━━━━━ SUPPLIED MATERIAL

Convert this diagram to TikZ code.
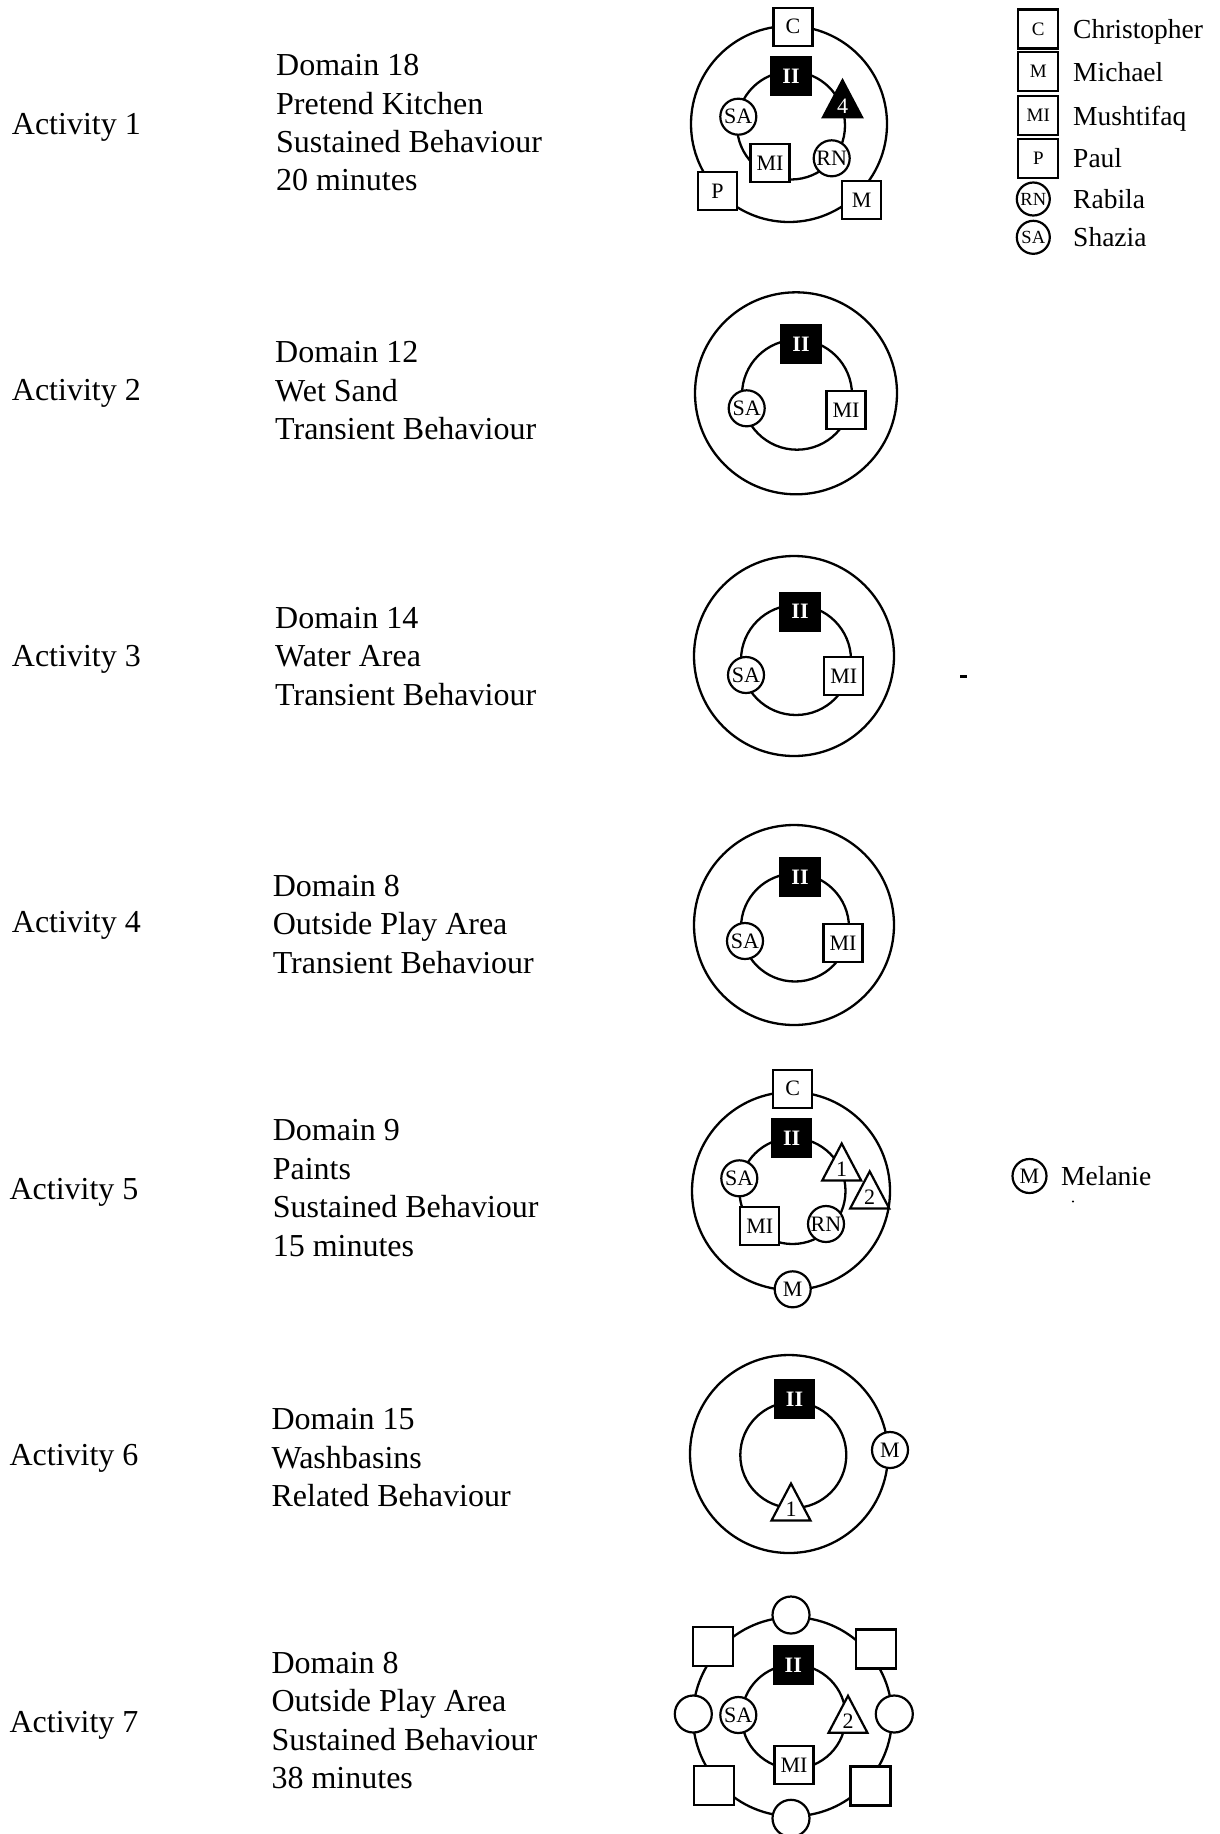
\documentclass[tikz,border=0pt]{standalone}
\usepackage{fontspec}
\setmainfont{Liberation Serif}

\tikzset{
  ring/.style={line width=2.3pt},
  kid/.style={draw, line width=2.2pt, fill=white, inner sep=0pt, font=\fontsize{22}{26}\selectfont},
  boy/.style={kid, rectangle, minimum width=39pt, minimum height=38pt},
  girl/.style={kid, circle, minimum size=36pt},
  target/.style={boy, fill=black, text=white, font=\bfseries\fontsize{22}{26}\selectfont},
  keyboy/.style={boy, minimum width=40pt, minimum height=39pt, font=\fontsize{19}{22}\selectfont},
  keygirl/.style={girl, minimum size=33pt, font=\fontsize{18.5}{22}\selectfont},
  keyname/.style={anchor=base west, inner sep=0pt, font=\fontsize{27.5}{33}\selectfont},
  actlabel/.style={anchor=base west, inner sep=0pt, font=\fontsize{32}{38.4}\selectfont},
  domtext/.style={anchor=west, inner sep=0pt, align=left, font=\fontsize{32}{38.4}\selectfont},
}

% triangle: name, x, y (centroid), fill, text colour, label
\newcommand{\trinode}[6]{%
  \filldraw[fill=#4, line width=2.2pt, line join=miter] (#2,#3) ++(0,-24.7) -- ++(19.5,37) -- ++(-39,0) -- cycle;
  \node[text=#5, inner sep=0pt, font=\fontsize{22}{26}\selectfont] (#1) at (#2,#3+1) {#6};
}

\begin{document}
\begin{tikzpicture}[x=1pt, y=-1pt]
\useasboundingbox (0,0) rectangle (1219,1834);

% key
\foreach \lab/\nm/\yy [count=\i] in {C/Christopher/29, M/Michael/71.7, MI/Mushtifaq/115.5, P/Paul/158.3} {
  \node[keyboy] (key\i) at (1038.3,\yy) {\lab};
  \node[keyname] (name\i) at (1073,\yy+9.5) {\nm};
}
\foreach \lab/\nm/\yy [count=\i from 5] in {RN/Rabila/199, SA/Shazia/237.3} {
  \node[keygirl] (key\i) at (1033.3,\yy) {\lab};
  \node[keyname] (name\i) at (1073,\yy+9.5) {\nm};
}

% activity 1
\node[actlabel] (act1) at (11.7,134.6) {Activity 1};
\node[domtext] (dom1) at (276,122.9) {Domain 18\\Pretend Kitchen\\Sustained Behaviour\\20 minutes};
\draw[ring] (789,124) circle[radius=98];
\draw[ring] (791,125.5) circle[radius=54];
\node[boy] (c1) at (793,26.7) {C};
\node[target] (ii1) at (791,76) {II};
\node[girl] (sa1) at (738.3,116.7) {SA};
\trinode{t1}{842.5}{104.9}{black}{white}{4}
\node[girl] (rn1) at (831.7,158.3) {RN};
\node[boy] (mi1) at (770,163.3) {MI};
\node[boy] (p1) at (717.5,191) {P};
\node[boy] (m1) at (861.7,200) {M};

% activity 2
\node[actlabel] (act2) at (11.7,400.2) {Activity 2};
\node[domtext] (dom2) at (275,390.8) {Domain 12\\Wet Sand\\Transient Behaviour};
\draw[ring] (796,393.3) circle[radius=101];
\draw[ring] (797,394.7) circle[radius=55];
\node[target] (ii2) at (801,344) {II};
\node[girl] (sa2) at (746.7,408.3) {SA};
\node[boy] (mi2) at (846,410) {MI};

% activity 3
\node[actlabel] (act3) at (11.7,666.9) {Activity 3};
\node[domtext] (dom3) at (275,656.4) {Domain 14\\Water Area\\Transient Behaviour};
\draw[ring] (794,656) circle[radius=100];
\draw[ring] (796,660) circle[radius=55];
\node[target] (ii3) at (800,611.7) {II};
\node[girl] (sa3) at (746,675) {SA};
\node[boy] (mi3) at (843.7,676.3) {MI};
\fill (959.5,674.5) rectangle (966.5,678);

% activity 4
\node[actlabel] (act4) at (11.7,932.5) {Activity 4};
\node[domtext] (dom4) at (272.6,924.3) {Domain 8\\Outside Play Area\\Transient Behaviour};
\draw[ring] (794,925) circle[radius=100];
\draw[ring] (795,927.5) circle[radius=54];
\node[target] (ii4) at (800,877) {II};
\node[girl] (sa4) at (745,941) {SA};
\node[boy] (mi4) at (843,942.8) {MI};

% activity 5
\node[actlabel] (act5) at (9.4,1199.3) {Activity 5};
\node[domtext] (dom5) at (272.6,1188.1) {Domain 9\\Paints\\Sustained Behaviour\\15 minutes};
\draw[ring] (791,1191) circle[radius=99];
\draw[ring] (792.5,1191) circle[radius=53];
\node[boy] (c5) at (792.7,1088.8) {C};
\node[target] (ii5) at (791.7,1137.8) {II};
\node[girl] (sa5) at (739.3,1178.3) {SA};
\trinode{t5a}{841.7}{1168.2}{white}{black}{1}
\trinode{t5b}{869.7}{1196.1}{white}{black}{2}
\node[boy] (mi5) at (759.7,1225.8) {MI};
\node[girl] (rn5) at (826,1224) {RN};
\node[girl] (m5) at (792.7,1289.3) {M};
\node[girl, minimum size=34pt] (keym) at (1029.5,1176) {M};
\node[keyname] (namem) at (1061,1185.5) {Melanie};
\fill (1073,1201.5) circle[radius=1.2];

% activity 6
\node[actlabel] (act6) at (9.4,1465.9) {Activity 6};
\node[domtext] (dom6) at (271.4,1457.8) {Domain 15\\Washbasins\\Related Behaviour};
\draw[ring] (789,1454) circle[radius=99];
\draw[ring] (793.3,1455) circle[radius=53];
\node[target] (ii6) at (794.5,1399) {II};
\node[girl] (m6) at (890,1450) {M};
\trinode{t6}{791}{1508.2}{white}{black}{1}

% activity 7
\node[actlabel] (act7) at (9.4,1732.8) {Activity 7};
\node[domtext] (dom7) at (271.4,1720.5) {Domain 8\\Outside Play Area\\Sustained Behaviour\\38 minutes};
\draw[ring] (792.5,1716.7) circle[radius=99.5];
\draw[ring] (793.7,1716.7) circle[radius=52];
\foreach \xx/\yy [count=\i] in {791/1615, 791/1818.3, 693.3/1714, 894.3/1714}
  \node[girl, minimum size=37pt] (g7\i) at (\xx,\yy) {};
\foreach \xx/\yy [count=\i] in {713.3/1646.3, 876/1649, 714/1785.5, 870.5/1786}
  \node[boy, minimum width=40pt, minimum height=39pt] (b7\i) at (\xx,\yy) {};
\node[target] (ii7) at (793.3,1665) {II};
\node[girl] (sa7) at (738.3,1715) {SA};
\trinode{t7}{848}{1720.5}{white}{black}{2}
\node[boy] (mi7) at (794,1765.3) {MI};
\end{tikzpicture}
\end{document}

━━━━━━━━━━

Reproduce each line exactly as it appears, omitting the pictures.

Convert this diagram to TikZ code.
\documentclass[tikz,border=0pt]{standalone}
\usepackage{fontspec}
\setmainfont{Liberation Serif}

\tikzset{
  ring/.style={line width=2.3pt},
  kid/.style={draw, line width=2.2pt, fill=white, inner sep=0pt, font=\fontsize{22}{26}\selectfont},
  boy/.style={kid, rectangle, minimum width=39pt, minimum height=38pt},
  girl/.style={kid, circle, minimum size=36pt},
  target/.style={boy, fill=black, text=white, font=\bfseries\fontsize{22}{26}\selectfont},
  keyboy/.style={boy, minimum width=40pt, minimum height=39pt, font=\fontsize{19}{22}\selectfont},
  keygirl/.style={girl, minimum size=33pt, font=\fontsize{18.5}{22}\selectfont},
  keyname/.style={anchor=base west, inner sep=0pt, font=\fontsize{27.5}{33}\selectfont},
  actlabel/.style={anchor=base west, inner sep=0pt, font=\fontsize{32}{38.4}\selectfont},
  domtext/.style={anchor=west, inner sep=0pt, align=left, font=\fontsize{32}{38.4}\selectfont},
}

% triangle: name, x, y (centroid), fill, text colour, label
\newcommand{\trinode}[6]{%
  \filldraw[fill=#4, line width=2.2pt, line join=miter] (#2,#3) ++(0,-24.7) -- ++(19.5,37) -- ++(-39,0) -- cycle;
  \node[text=#5, inner sep=0pt, font=\fontsize{22}{26}\selectfont] (#1) at (#2,#3+1) {#6};
}

\begin{document}
\begin{tikzpicture}[x=1pt, y=-1pt]
\useasboundingbox (0,0) rectangle (1219,1834);

% key
\foreach \lab/\nm/\yy [count=\i] in {C/Christopher/29, M/Michael/71.7, MI/Mushtifaq/115.5, P/Paul/158.3} {
  \node[keyboy] (key\i) at (1038.3,\yy) {\lab};
  \node[keyname] (name\i) at (1073,\yy+9.5) {\nm};
}
\foreach \lab/\nm/\yy [count=\i from 5] in {RN/Rabila/199, SA/Shazia/237.3} {
  \node[keygirl] (key\i) at (1033.3,\yy) {\lab};
  \node[keyname] (name\i) at (1073,\yy+9.5) {\nm};
}

% activity 1
\node[actlabel] (act1) at (11.7,134.6) {Activity 1};
\node[domtext] (dom1) at (276,122.9) {Domain 18\\Pretend Kitchen\\Sustained Behaviour\\20 minutes};
\draw[ring] (789,124) circle[radius=98];
\draw[ring] (791,125.5) circle[radius=54];
\node[boy] (c1) at (793,26.7) {C};
\node[target] (ii1) at (791,76) {II};
\node[girl] (sa1) at (738.3,116.7) {SA};
\trinode{t1}{842.5}{104.9}{black}{white}{4}
\node[girl] (rn1) at (831.7,158.3) {RN};
\node[boy] (mi1) at (770,163.3) {MI};
\node[boy] (p1) at (717.5,191) {P};
\node[boy] (m1) at (861.7,200) {M};

% activity 2
\node[actlabel] (act2) at (11.7,400.2) {Activity 2};
\node[domtext] (dom2) at (275,390.8) {Domain 12\\Wet Sand\\Transient Behaviour};
\draw[ring] (796,393.3) circle[radius=101];
\draw[ring] (797,394.7) circle[radius=55];
\node[target] (ii2) at (801,344) {II};
\node[girl] (sa2) at (746.7,408.3) {SA};
\node[boy] (mi2) at (846,410) {MI};

% activity 3
\node[actlabel] (act3) at (11.7,666.9) {Activity 3};
\node[domtext] (dom3) at (275,656.4) {Domain 14\\Water Area\\Transient Behaviour};
\draw[ring] (794,656) circle[radius=100];
\draw[ring] (796,660) circle[radius=55];
\node[target] (ii3) at (800,611.7) {II};
\node[girl] (sa3) at (746,675) {SA};
\node[boy] (mi3) at (843.7,676.3) {MI};
\fill (959.5,674.5) rectangle (966.5,678);

% activity 4
\node[actlabel] (act4) at (11.7,932.5) {Activity 4};
\node[domtext] (dom4) at (272.6,924.3) {Domain 8\\Outside Play Area\\Transient Behaviour};
\draw[ring] (794,925) circle[radius=100];
\draw[ring] (795,927.5) circle[radius=54];
\node[target] (ii4) at (800,877) {II};
\node[girl] (sa4) at (745,941) {SA};
\node[boy] (mi4) at (843,942.8) {MI};

% activity 5
\node[actlabel] (act5) at (9.4,1199.3) {Activity 5};
\node[domtext] (dom5) at (272.6,1188.1) {Domain 9\\Paints\\Sustained Behaviour\\15 minutes};
\draw[ring] (791,1191) circle[radius=99];
\draw[ring] (792.5,1191) circle[radius=53];
\node[boy] (c5) at (792.7,1088.8) {C};
\node[target] (ii5) at (791.7,1137.8) {II};
\node[girl] (sa5) at (739.3,1178.3) {SA};
\trinode{t5a}{841.7}{1168.2}{white}{black}{1}
\trinode{t5b}{869.7}{1196.1}{white}{black}{2}
\node[boy] (mi5) at (759.7,1225.8) {MI};
\node[girl] (rn5) at (826,1224) {RN};
\node[girl] (m5) at (792.7,1289.3) {M};
\node[girl, minimum size=34pt] (keym) at (1029.5,1176) {M};
\node[keyname] (namem) at (1061,1185.5) {Melanie};
\fill (1073,1201.5) circle[radius=1.2];

% activity 6
\node[actlabel] (act6) at (9.4,1465.9) {Activity 6};
\node[domtext] (dom6) at (271.4,1457.8) {Domain 15\\Washbasins\\Related Behaviour};
\draw[ring] (789,1454) circle[radius=99];
\draw[ring] (793.3,1455) circle[radius=53];
\node[target] (ii6) at (794.5,1399) {II};
\node[girl] (m6) at (890,1450) {M};
\trinode{t6}{791}{1508.2}{white}{black}{1}

% activity 7
\node[actlabel] (act7) at (9.4,1732.8) {Activity 7};
\node[domtext] (dom7) at (271.4,1720.5) {Domain 8\\Outside Play Area\\Sustained Behaviour\\38 minutes};
\draw[ring] (792.5,1716.7) circle[radius=99.5];
\draw[ring] (793.7,1716.7) circle[radius=52];
\foreach \xx/\yy [count=\i] in {791/1615, 791/1818.3, 693.3/1714, 894.3/1714}
  \node[girl, minimum size=37pt] (g7\i) at (\xx,\yy) {};
\foreach \xx/\yy [count=\i] in {713.3/1646.3, 876/1649, 714/1785.5, 870.5/1786}
  \node[boy, minimum width=40pt, minimum height=39pt] (b7\i) at (\xx,\yy) {};
\node[target] (ii7) at (793.3,1665) {II};
\node[girl] (sa7) at (738.3,1715) {SA};
\trinode{t7}{848}{1720.5}{white}{black}{2}
\node[boy] (mi7) at (794,1765.3) {MI};
\end{tikzpicture}
\end{document}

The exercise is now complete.